Do We Still Have a Use for Bad Reviews

Do We Still Have a Use for Bad Reviews

I’ve never liked bad reviews.

As a music fan, they always bummed me out. If they’re about an album I like, they’re frustrating. If it’s a bad album, I want to make my own opinion of why it’s bad, or just skip it. No one like a spoiler.

Blogs like

made a name for themselves by giving really harsh scores to innoquous works. If an album had the nerve to be hyped, yet passable, P4K would give it a 1.3 rating. Boom! You had been forked!

But when the publication like that pans a pop release, or a disappointing sophomore record these days, it feels old.

Bad reviews use to have a fonction. Not that long ago, there was much less music being released every week. Magazines could pretty much cover everything in their niche, give the albums a rating (often in stars) and tell you what you needed to buy, and what you could skip.

That’s because you actually had to purchase your music at the time. So forget skipping through a bunch of songs on Spotify to discover new tunes. You had to find a critic with similar tastes as yours and rely on him or her to guide you.

I bought many albums because I they were well reviewed. It was that psychological thing where I would find qualities to music I didn’t enjoy that much so I could justify my 15$+ purchase.

And then, bitorrents came along and I wasn’t interested in bad reviews anymore. Since I could - and, allegedly, did - download freely all the music that was coming, I was more interested in good reviews that would let me know what I needed to hear. All that new music was more than even an OCD music nerd like me could handle.

A few years later, I started blogging for music magazines, and I had to write reviews. Suddenly, I was in a situation of (very relative) power.

I reviewed some great works of art, and some forgettable ones. Often, I couldn’t listen to the album before picking it for review, so I had some bad surprises, and was reduced to giving a few 6/10 ratings along the way, which I still don’t feel great about.

The trick I eventually developed was to write about the stuff I liked about an album, whether I was reviewing a good or a bad one. If the best thing I have to say about an album is that it has great tones, it’s probably not that good.

Eventually, I had the epiphany that a good review isn’t about casting a throwaway judgment on a body of work, but rather, it’s to contextualize it. As a critic, it’s my job to tell the reader where it finds its place in the cultural landscape. What it represent.

The rating is just an afterthought. Something to grab the reader’s attention.

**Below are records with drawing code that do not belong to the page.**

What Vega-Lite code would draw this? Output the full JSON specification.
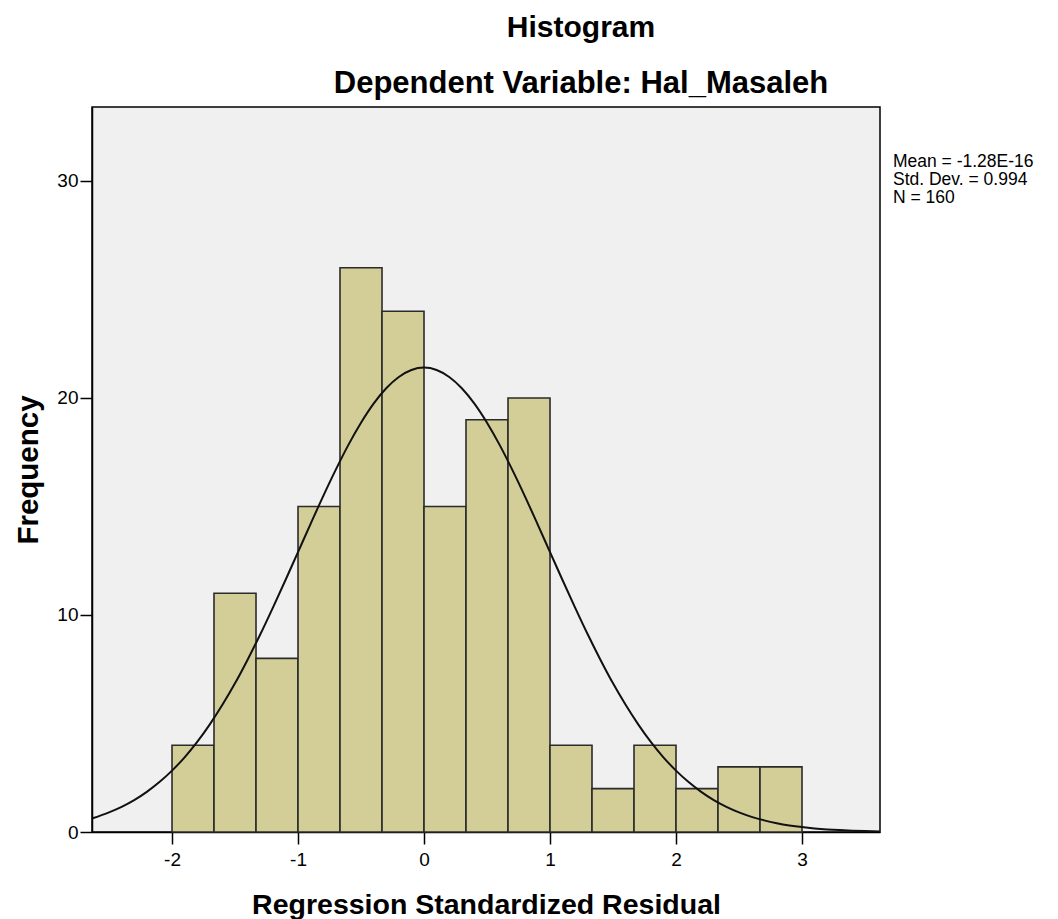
{
  "$schema": "https://vega.github.io/schema/vega-lite/v6.json",
  "autosize": "none",
  "width": 788,
  "height": 725,
  "padding": {"left": 92, "top": 107, "right": 178, "bottom": 87},
  "background": "white",
  "config": {
    "font": "Liberation Sans",
    "view": {"fill": "#f0f0f0", "stroke": "#000000", "strokeWidth": 1.5}
  },
  "title": {
    "text": "Histogram",
    "subtitle": "Dependent Variable: Hal_Masaleh",
    "anchor": "middle",
    "dx": 95,
    "offset": 8,
    "fontSize": 30,
    "fontWeight": "bold",
    "color": "#000000",
    "subtitleFontSize": 31,
    "subtitleFontWeight": "bold",
    "subtitleColor": "#000000",
    "subtitlePadding": 26,
    "font": "Liberation Sans",
    "subtitleFont": "Liberation Sans"
  },
  "datasets": {
    "bins": [
      {"start": -2.0, "end": -1.6667, "count": 4},
      {"start": -1.6667, "end": -1.3333, "count": 11},
      {"start": -1.3333, "end": -1.0, "count": 8},
      {"start": -1.0, "end": -0.6667, "count": 15},
      {"start": -0.6667, "end": -0.3333, "count": 26},
      {"start": -0.3333, "end": 0.0, "count": 24},
      {"start": 0.0, "end": 0.3333, "count": 15},
      {"start": 0.3333, "end": 0.6667, "count": 19},
      {"start": 0.6667, "end": 1.0, "count": 20},
      {"start": 1.0, "end": 1.3333, "count": 4},
      {"start": 1.3333, "end": 1.6667, "count": 2},
      {"start": 1.6667, "end": 2.0, "count": 4},
      {"start": 2.0, "end": 2.3333, "count": 2},
      {"start": 2.3333, "end": 2.6667, "count": 3},
      {"start": 2.6667, "end": 3.0, "count": 3}
    ],
    "curve": [
      {"x": -2.63, "y": 0.63},
      {"x": -2.5, "y": 0.905},
      {"x": -2.4, "y": 1.16},
      {"x": -2.3, "y": 1.47},
      {"x": -2.2, "y": 1.85},
      {"x": -2.1, "y": 2.30},
      {"x": -2.0, "y": 2.83},
      {"x": -1.9, "y": 3.44},
      {"x": -1.8, "y": 4.15},
      {"x": -1.7, "y": 4.96},
      {"x": -1.6, "y": 5.86},
      {"x": -1.5, "y": 6.85},
      {"x": -1.4, "y": 7.94},
      {"x": -1.3, "y": 9.10},
      {"x": -1.2, "y": 10.33},
      {"x": -1.1, "y": 11.60},
      {"x": -1.0, "y": 12.90},
      {"x": -0.9, "y": 14.20},
      {"x": -0.8, "y": 15.48},
      {"x": -0.7, "y": 16.70},
      {"x": -0.6, "y": 17.84},
      {"x": -0.5, "y": 18.86},
      {"x": -0.4, "y": 19.74},
      {"x": -0.3, "y": 20.45},
      {"x": -0.2, "y": 20.97},
      {"x": -0.1, "y": 21.29},
      {"x": 0.0, "y": 21.40},
      {"x": 0.1, "y": 21.29},
      {"x": 0.2, "y": 20.97},
      {"x": 0.3, "y": 20.45},
      {"x": 0.4, "y": 19.74},
      {"x": 0.5, "y": 18.86},
      {"x": 0.6, "y": 17.84},
      {"x": 0.7, "y": 16.70},
      {"x": 0.8, "y": 15.48},
      {"x": 0.9, "y": 14.20},
      {"x": 1.0, "y": 12.90},
      {"x": 1.1, "y": 11.60},
      {"x": 1.2, "y": 10.33},
      {"x": 1.3, "y": 9.10},
      {"x": 1.4, "y": 7.94},
      {"x": 1.5, "y": 6.85},
      {"x": 1.6, "y": 5.86},
      {"x": 1.7, "y": 4.96},
      {"x": 1.8, "y": 4.15},
      {"x": 1.9, "y": 3.44},
      {"x": 2.0, "y": 2.83},
      {"x": 2.1, "y": 2.30},
      {"x": 2.2, "y": 1.85},
      {"x": 2.3, "y": 1.47},
      {"x": 2.4, "y": 1.16},
      {"x": 2.5, "y": 0.905},
      {"x": 2.6, "y": 0.699},
      {"x": 2.7, "y": 0.535},
      {"x": 2.8, "y": 0.405},
      {"x": 2.9, "y": 0.303},
      {"x": 3.0, "y": 0.225},
      {"x": 3.1, "y": 0.165},
      {"x": 3.2, "y": 0.120},
      {"x": 3.3, "y": 0.087},
      {"x": 3.4, "y": 0.062},
      {"x": 3.5, "y": 0.044},
      {"x": 3.62, "y": 0.028}
    ],
    "stats": [
      {"x": 3.722, "y": 30.88, "label": "Mean = -1.28E-16"},
      {"x": 3.722, "y": 30.05, "label": "Std. Dev. = 0.994"},
      {"x": 3.722, "y": 29.22, "label": "N = 160"}
    ]
  },
  "layer": [
    {
      "data": {"name": "bins"},
      "mark": {"type": "rect", "fill": "#d3ce97", "stroke": "#2b2b2b", "strokeWidth": 1.6},
      "encoding": {
        "x": {
          "field": "start",
          "type": "quantitative",
          "scale": {"domain": [-2.635, 3.619], "nice": false, "zero": false},
          "axis": {
            "values": [-2, -1, 0, 1, 2, 3],
            "labelExpr": "toString(datum.value)",
            "title": "Regression Standardized Residual",
            "titleFontSize": 28.5,
            "titleFontWeight": "bold",
            "titleColor": "#000000",
            "titlePadding": 21,
            "labelFontSize": 19,
            "labelColor": "#000000",
            "labelPadding": 6,
            "tickSize": 12,
            "tickColor": "#000000",
            "tickWidth": 1.5,
            "domainColor": "#000000",
            "domainWidth": 1.5,
            "grid": false
          }
        },
        "x2": {"field": "end"},
        "y": {
          "field": "count",
          "type": "quantitative",
          "scale": {"domain": [0, 33.41], "nice": false},
          "axis": {
            "values": [0, 10, 20, 30],
            "title": "Frequency",
            "titleFontSize": 29.5,
            "titleFontWeight": "bold",
            "titleColor": "#000000",
            "titlePadding": 13,
            "labelFontSize": 19,
            "labelColor": "#000000",
            "labelPadding": 2,
            "tickSize": 12,
            "tickColor": "#000000",
            "tickWidth": 1.5,
            "domainColor": "#000000",
            "domainWidth": 1.5,
            "grid": false
          }
        },
        "y2": {"datum": 0}
      }
    },
    {
      "data": {"name": "curve"},
      "mark": {"type": "line", "color": "#111111", "strokeWidth": 2, "interpolate": "monotone", "clip": true},
      "encoding": {
        "x": {"field": "x", "type": "quantitative"},
        "y": {"field": "y", "type": "quantitative"}
      }
    },
    {
      "data": {"name": "stats"},
      "mark": {"type": "text", "align": "left", "baseline": "middle", "fontSize": 17.5, "color": "#000000", "font": "Liberation Sans"},
      "encoding": {
        "x": {"field": "x", "type": "quantitative"},
        "y": {"field": "y", "type": "quantitative"},
        "text": {"field": "label"}
      }
    }
  ]
}
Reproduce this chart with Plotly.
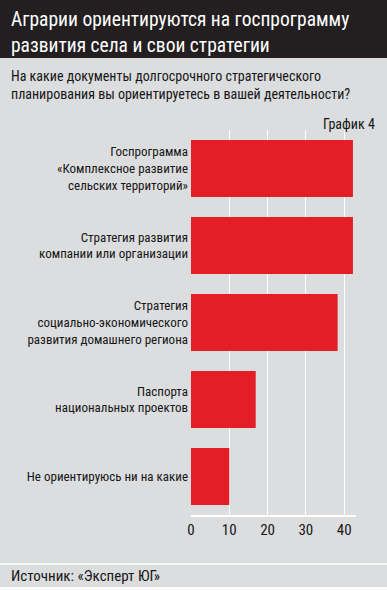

I’m sure most people who check Pitchfork’s bad ratings never bothered to read the media's lengthy critiques. If they did, they’d soon realize a bunch of them don’t even make sense.

Bad reviews are a thing of the past. There is so much content out there, reviewers don’t really need to waste time on bad music. If they don’t mention it, we get the point.

Tell me what I need to hear, talk to me about stuff you loved. Tell me where it’s from, and why you love it. I don’t have time for the rest.